Язык театра для Арто должен стать системой знаков, выражающих эту сверхреальность. Он должен действовать на все уровни человеческого восприятия, и поэтому все элементы театра должны быть подчинены ему. «Каждый спектакль будет содержать физический и объективный элемент, доходящий до всех. Крики, стоны, внезапно появляющиеся тени, всевозможная театральность, магическая красота костюмов, сделанных по каким-нибудь ритуальным образцам, великолепное освещение, завораживающие звуки голосов, обаяние гармонии, отдельные музыкальные ноты, расцветка предметов, физический ритм движений, возрастание и убывание которых будет точно совпадать с пульсацией движений, знакомых всем, непосредственный показ новых и удивительных предметов, маски, громадные изображения, внезапные переключения света, световые эффекты, сообщающие физическое ощущение холода, тепла и т. д.».[18]
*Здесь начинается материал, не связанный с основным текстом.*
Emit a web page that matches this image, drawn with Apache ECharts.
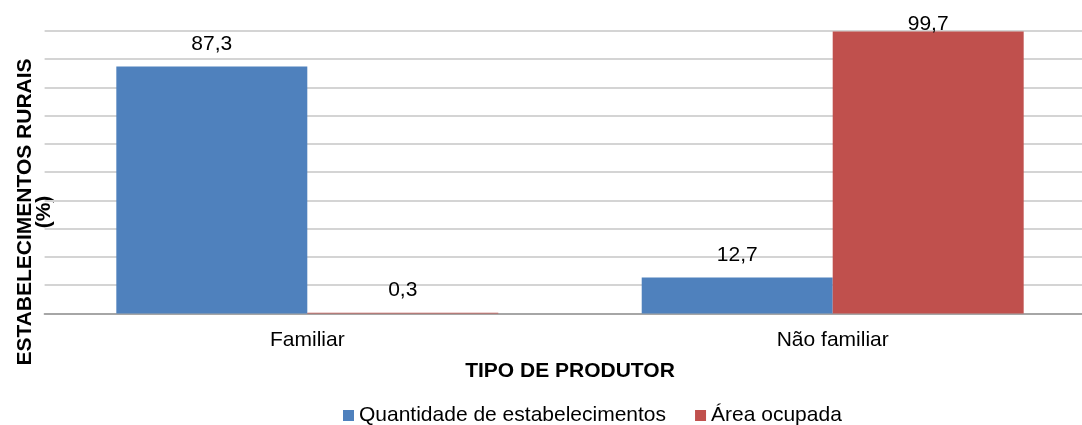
<!DOCTYPE html>
<html>
<head>
<meta charset="utf-8">
<style>
  html, body { margin: 0; padding: 0; background: #fff; }
  #chart { width: 1082px; height: 425px; }
</style>
<script src="https://cdn.jsdelivr.net/npm/echarts@6/dist/echarts.min.js"></script>
</head>
<body>
<div id="chart"></div>
<script>
// dados do gráfico
const categorias = ['Familiar', 'Não familiar']
const quantidade = [87.3, 12.7]
const area = [0.3, 99.7]
const nomesSeries = ['Quantidade de estabelecimentos', 'Área ocupada']

const fonte = '"Liberation Sans", Arial, sans-serif'

// rótulo no topo da barra; perto de 100 o Excel recorta dentro da área
const toData = arr => arr.map(v => ({
  value: v,
  label: { distance: v > 95 ? -3 : 12 }
}))

const fmt = p => p.value.toFixed(1).replace('.', ',')

const chart = echarts.init(document.getElementById('chart'))

chart.setOption({
  animation: false,
  // a área do gráfico original passa da borda direita da imagem
  grid: { left: 44.6, right: -13.4, top: 30.7, bottom: 111.5, outerBoundsMode: 'none' },
  legend: {
    left: 338,
    top: 400,
    itemWidth: 11,
    itemHeight: 11,
    itemGap: 29,
    icon: 'rect',
    textStyle: { fontFamily: fonte, fontSize: 21, color: '#000' },
    data: nomesSeries
  },
  xAxis: {
    type: 'category',
    data: categorias,
    name: 'TIPO DE PRODUTOR',
    nameLocation: 'middle',
    nameGap: 47,
    nameTextStyle: { fontFamily: fonte, fontSize: 21, fontWeight: 'bold', color: '#000' },
    axisLine: { lineStyle: { color: '#a6a6a6', width: 2 } },
    axisTick: { show: false },
    axisLabel: { fontFamily: fonte, fontSize: 21, color: '#000', margin: 16 }
  },
  yAxis: {
    type: 'value',
    min: 0,
    max: 100,
    interval: 10,
    axisLabel: { show: false },
    axisLine: { show: false },
    axisTick: { show: false },
    splitLine: { lineStyle: { color: '#d4d4d4', width: 2 } }
  },
  graphic: [{
    type: 'text',
    x: 34.5,
    y: 212,
    rotation: Math.PI / 2,
    style: {
      text: 'ESTABELECIMENTOS RURAIS\n(%)',
      fontFamily: fonte,
      fontSize: 21,
      fontWeight: 'bold',
      lineHeight: 19,
      fill: '#000',
      align: 'center',
      verticalAlign: 'middle'
    }
  }],
  series: [
    {
      name: nomesSeries[0],
      type: 'bar',
      data: toData(quantidade),
      barGap: '0%',
      barCategoryGap: '27.3%',
      itemStyle: { color: '#4F81BD' },
      label: { show: true, position: 'top', formatter: fmt, fontFamily: fonte, fontSize: 21, color: '#000' }
    },
    {
      name: nomesSeries[1],
      type: 'bar',
      data: toData(area),
      itemStyle: { color: '#C0504D' },
      label: { show: true, position: 'top', formatter: fmt, fontFamily: fonte, fontSize: 21, color: '#000' }
    }
  ]
})
</script>
</body>
</html>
Комбинируя всевозможные способы театральной выразительности, Арто хочет достичь того, что он называет «поэзией пространства», сводя до минимума «поэзию слов», господствующую в театре. В своем спектакле Арто отводит словам подчиненную роль, прежде всего обращая внимание на пантомиму. Пантомима эта ни в коем случае не должна быть эквивалентом речи, переводом слова в жест. Пантомима должна, по мнению Арто, передавать «идеи, состояния ума, аспекты природы».[19]

Актер в «театре жестокости», наряду с другими средствами сценического языка, должен стать иероглифом в руках режиссера, лишенным права импровизации: свой театр Арто видит как театр режиссера. Поэтому, основываясь на практике восточного театра, Арто пишет об «аффективном атлетизме» актера. Так он называет умение продуманно владеть своим телом, как это делают на Востоке. Здесь и знание разных видов дыхания, и умение управлять разными группами мускулов. Ибо если сцена имеет определенный язык, его надо хорошо изучить. Стремление к разработке специфического театрального языка характерно не только для Арто, но и вообще для театра, выросшего из экспрессионизма. О связи биомеханики с восточным театром писал Брехт: «Вахтангов и Мейерхольд позаимствовали у азиатского театра определенные танцевальные формы и создали целую хореографию для драмы».[20]

Формализованный язык жестов и знаков восточного театра, призванный передать абстрактное понятие или душевное состояние, не прибегая к его конкретному воплощению, становится, как и нарочитая условность в экспрессионистском театре, посредником между режиссером, пускающим в ход всю эту машину, и зрителем, вычитывающим из этой схемы собственные чувства и решения. Кстати, противопоставив эти два последних слова, можно еще раз увидеть разницу между позициями Арто и Брехта, тоже интересовавшегося восточным театром. Выступая против принципа сопереживания аристотелевской драмы, Брехт ссылается на древнейший азиатский театр, «театр представления». Но в театре Брехта зритель должен прийти к пониманию законов, управляющих жизнью человеческого общества, а в театре Арто он должен быть потрясен и взволнован, почувствовав жестокость и враждебность единого и непонятного закона вселенной.

Подобно экспрессионистам, ставя своей целью вывести зрителей из состояния покоя, Арто предлагает не только воздействовать на них музыкой, светом, цветом, масками, ритмическим движением, но и вообще уничтожить просцениум, сделав так, чтобы сцена окружала зрителей со всех сторон и чтобы они, таким образом, были вынуждены принимать участие в представлении.

Кровь и эротика – вот что, по мнению Арто, должно бить по нервам зрителей. Поэтому для рептертуара «театра жестокости» он предлагает кровавые мелодрамы младших современников Шекспира, инсценировки повестей маркиза де Сада, историю Синей Бороды, пьесу о взятии Иерусалима крестоносцами, бюхнеровского «Войцека».





15

А. Artaud. Oeuvres complètes, t. IV. Р. 53 (То, что Арто постоянно говорит о космическом хаосе, ощущение которого должен передать «театр жестокости», говорит именно о метафизике, лежащей в его основе, той самой метафизике, котрую начисто отвергает у Арто Ж. Деррида и все его современные последователи. – примечание 2012 г.).

16

Ibid. Р. 45.

17

A. Artaud. Oeuvres complètes, t. I V. Р. 64.

18

Ibid. P. 111.

19

Несомненно, эти театральные принципы Арто повлияли на Ж-Л. Барро, его пантомиму. «Современная пантомима в отличие от старой должна обращаться не к немому языку, а к безмолвному действию», – пишет Барро в своей книге о театре. И в другом месте той же книги: «Жест раскрывает тайну, выдает сокровенные мысли». Поэтический образ, созданный мимом, действует на зрителя еще до того, как мысль сформулирована в словах. На этом принципе сделана например, «Лунная одежда», одна на пантомим, показанных театром Барро в Москве, во время гастролей в 1962 г.

20

Б. Врехт. Театр, т. 5/2. М., 1966. С. 84.